STATED EXERCISE >>
Write out all the lines again, precisely as they stand, but without the images.

※ ※ ※

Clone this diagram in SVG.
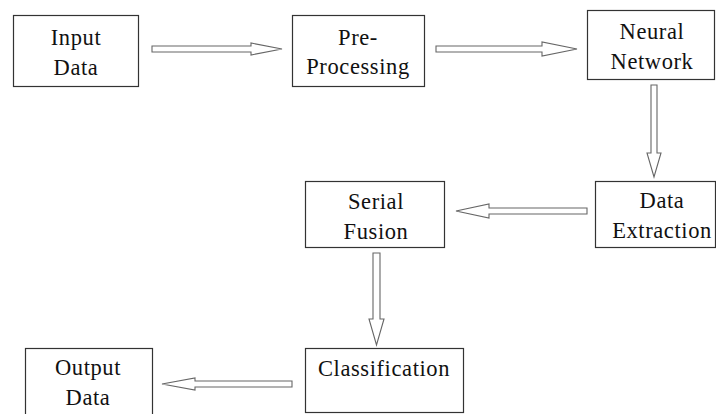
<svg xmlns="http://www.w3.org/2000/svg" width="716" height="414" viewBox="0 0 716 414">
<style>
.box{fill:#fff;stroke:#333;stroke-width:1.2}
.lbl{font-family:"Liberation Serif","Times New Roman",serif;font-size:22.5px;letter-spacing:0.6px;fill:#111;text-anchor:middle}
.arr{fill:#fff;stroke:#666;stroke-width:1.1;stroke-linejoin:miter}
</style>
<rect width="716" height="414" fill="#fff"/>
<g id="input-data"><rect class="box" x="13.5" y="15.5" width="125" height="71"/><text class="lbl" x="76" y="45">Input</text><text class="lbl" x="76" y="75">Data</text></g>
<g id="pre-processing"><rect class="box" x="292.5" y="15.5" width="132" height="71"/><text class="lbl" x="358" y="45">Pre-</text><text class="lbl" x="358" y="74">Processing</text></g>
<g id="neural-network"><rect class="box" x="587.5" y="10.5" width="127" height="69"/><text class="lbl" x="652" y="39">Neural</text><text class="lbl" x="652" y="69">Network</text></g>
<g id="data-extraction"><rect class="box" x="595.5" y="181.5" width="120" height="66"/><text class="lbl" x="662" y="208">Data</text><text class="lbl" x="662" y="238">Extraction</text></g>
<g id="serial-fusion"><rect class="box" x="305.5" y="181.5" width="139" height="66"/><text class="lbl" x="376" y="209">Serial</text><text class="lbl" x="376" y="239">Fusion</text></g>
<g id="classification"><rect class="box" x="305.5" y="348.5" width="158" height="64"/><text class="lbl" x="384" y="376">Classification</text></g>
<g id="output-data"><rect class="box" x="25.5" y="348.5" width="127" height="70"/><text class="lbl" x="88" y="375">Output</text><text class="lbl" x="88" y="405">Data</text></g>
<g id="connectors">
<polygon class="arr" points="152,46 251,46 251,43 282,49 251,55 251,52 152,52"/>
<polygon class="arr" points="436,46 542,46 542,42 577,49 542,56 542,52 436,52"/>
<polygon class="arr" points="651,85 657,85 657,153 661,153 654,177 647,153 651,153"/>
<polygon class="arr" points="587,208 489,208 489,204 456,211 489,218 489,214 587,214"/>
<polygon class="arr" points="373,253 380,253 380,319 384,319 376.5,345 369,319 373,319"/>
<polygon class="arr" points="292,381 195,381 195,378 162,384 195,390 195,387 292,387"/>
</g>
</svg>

※ ※ ※

SOLUTION TO THE PROBLEM >>
Clone this diagram in SVG.
<svg xmlns="http://www.w3.org/2000/svg" width="716" height="414" viewBox="0 0 716 414">
<style>
.box{fill:#fff;stroke:#333;stroke-width:1.2}
.lbl{font-family:"Liberation Serif","Times New Roman",serif;font-size:22.5px;letter-spacing:0.6px;fill:#111;text-anchor:middle}
.arr{fill:#fff;stroke:#666;stroke-width:1.1;stroke-linejoin:miter}
</style>
<rect width="716" height="414" fill="#fff"/>
<g id="input-data"><rect class="box" x="13.5" y="15.5" width="125" height="71"/><text class="lbl" x="76" y="45">Input</text><text class="lbl" x="76" y="75">Data</text></g>
<g id="pre-processing"><rect class="box" x="292.5" y="15.5" width="132" height="71"/><text class="lbl" x="358" y="45">Pre-</text><text class="lbl" x="358" y="74">Processing</text></g>
<g id="neural-network"><rect class="box" x="587.5" y="10.5" width="127" height="69"/><text class="lbl" x="652" y="39">Neural</text><text class="lbl" x="652" y="69">Network</text></g>
<g id="data-extraction"><rect class="box" x="595.5" y="181.5" width="120" height="66"/><text class="lbl" x="662" y="208">Data</text><text class="lbl" x="662" y="238">Extraction</text></g>
<g id="serial-fusion"><rect class="box" x="305.5" y="181.5" width="139" height="66"/><text class="lbl" x="376" y="209">Serial</text><text class="lbl" x="376" y="239">Fusion</text></g>
<g id="classification"><rect class="box" x="305.5" y="348.5" width="158" height="64"/><text class="lbl" x="384" y="376">Classification</text></g>
<g id="output-data"><rect class="box" x="25.5" y="348.5" width="127" height="70"/><text class="lbl" x="88" y="375">Output</text><text class="lbl" x="88" y="405">Data</text></g>
<g id="connectors">
<polygon class="arr" points="152,46 251,46 251,43 282,49 251,55 251,52 152,52"/>
<polygon class="arr" points="436,46 542,46 542,42 577,49 542,56 542,52 436,52"/>
<polygon class="arr" points="651,85 657,85 657,153 661,153 654,177 647,153 651,153"/>
<polygon class="arr" points="587,208 489,208 489,204 456,211 489,218 489,214 587,214"/>
<polygon class="arr" points="373,253 380,253 380,319 384,319 376.5,345 369,319 373,319"/>
<polygon class="arr" points="292,381 195,381 195,378 162,384 195,390 195,387 292,387"/>
</g>
</svg>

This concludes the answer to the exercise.